When a Bullish Pattern Stops Being Bullish

Continuation patterns are exactly what the name implies. They are pauses within ongoing trends, not signals that the trend is ending.

In markets, we generally see two types of patterns, continuation patterns and reversal patterns. The key difference is frequency.

Reversals are rare because asset prices tend to trend. Continuation patterns are far more common. That’s simply how markets behave.

What’s interesting, and frankly a little ironic, is how investors react to this reality.

Even though most patterns resolve in the direction of the prevailing trend, people are constantly looking for tops – head and shoulders, major reversals, the end of the move.

Most of the time, they’re just staring at a pause, not a peak.

Right now, the Nasdaq is doing exactly that.

It’s consolidating within an ongoing uptrend and forming what most technicians would label a classic continuation pattern.

Under normal circumstances, that pattern would be expected to resolve higher.

And, most of the time, it does.

But today I want to focus on the part of the conversation that rarely gets discussed: what happens when continuation patterns fail.
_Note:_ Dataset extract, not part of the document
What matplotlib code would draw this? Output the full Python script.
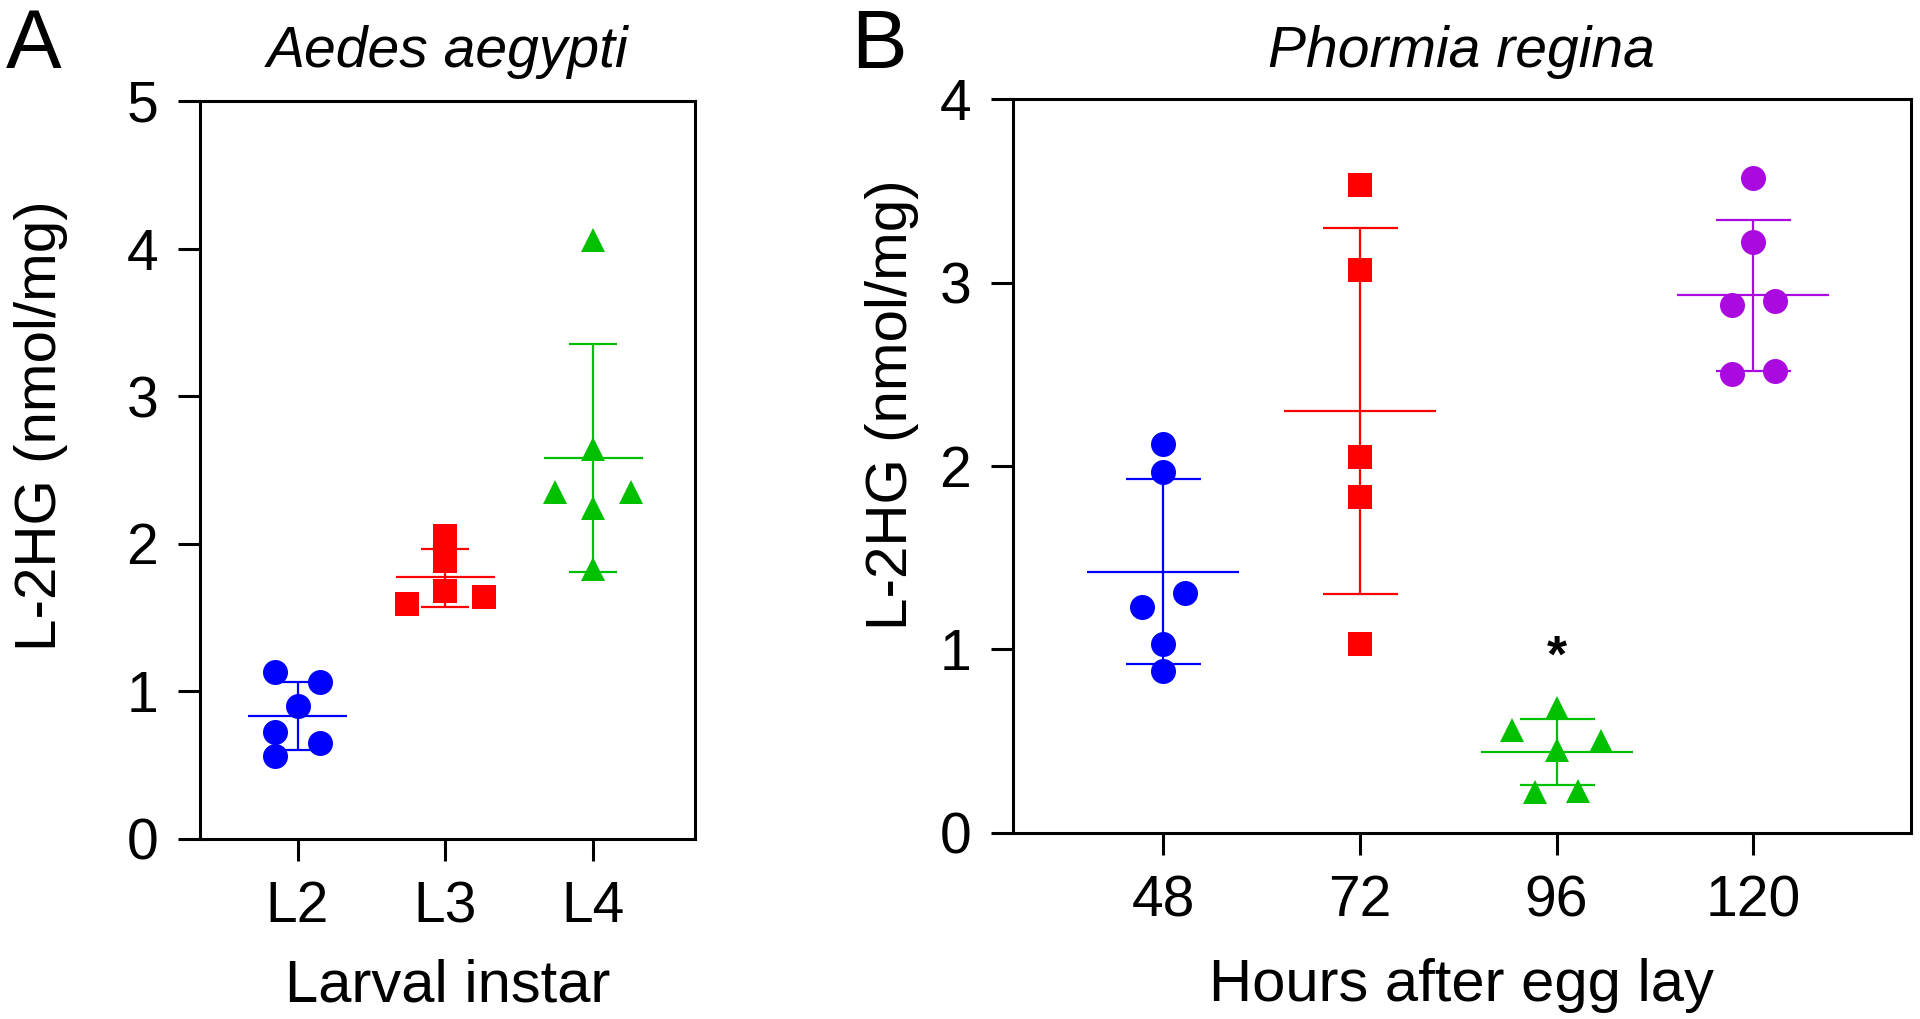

When a pattern that’s supposed to confirm the trend instead breaks in the opposite direction, the implications can be severe.

Failed continuation patterns are among the most bearish setups in the market. That risk is worth understanding.

Let’s dive in.

Nasdaq’s Bullish Symmetrical Triangle

The Nasdaq hasn’t made a new high since October. That timing is worth remembering.

Just as we were being told that only a handful of Nasdaq stocks were holding the market together, those very names became the only ones that stopped going up.

Everybody was wrong. Again.

Below is a chart of the Nasdaq Composite, which includes all stocks trading on the Nasdaq exchange. We often compare it to the NYSE Composite, which continues to push to new all time highs.

While small caps, mid caps, and even micro caps have been making steady progress, the Nasdaq has been stuck in place.

So when does the Nasdaq get a turn again?

COMPX chart

Look closely at the structure. The trend is still up, with price moving from the lower left to the upper right.

What has changed is the pace.

Since October, the Nasdaq has been consolidating through a series of lower highs and higher lows.

This is the textbook definition of a symmetrical triangle, a very common continuation pattern during ongoing uptrends.

An upside resolution would confirm the trend and mark the start of the next leg higher. In practice, not just in textbooks, that’s often exactly how these patterns resolve.

But there’s an important part of this setup that rarely gets discussed.

What happens when a continuation pattern doesn’t resolve in the direction of the underlying trend?

That’s where the real risk lives.

When Bullish Patterns Fail

Is the higher probability outcome that bullish continuation patterns resolve higher? Yes, absolutely.

But sometimes they don’t. And, when they fail, the consequences can be outsized.

Take a look at U.S. Treasury bonds back in 2016, using the iShares 20+ Year Treasury Bond ETF (TLT). I remember this setup vividly.

Bonds were in a clean uptrend. Prices began to consolidate in July, forming what looked like a textbook symmetrical triangle.

Everything about it suggested continuation. The pattern lasted into September.

Then it broke. And not higher, but lower. The result wasn’t a small dip or a false move.

It was a sharp and violent collapse:

TLT chart

Now, let me be clear: I’m not saying the Nasdaq is about to do that. Context matters. Markets are different. Assets are different.

What I am saying is this: When continuation patterns fail, they tend to fail loudly.

Right now, the higher probability outcome for the Nasdaq Composite is still an upside resolution, in line with the primary trend. That’s the base case.

Just understand what the market is telling you if it decides to do the opposite.

Because sideways is fine.

Higher is great.

Bull markets end when continuation patterns fail.

If that line gets crossed, price will tell us. I’ll be ready.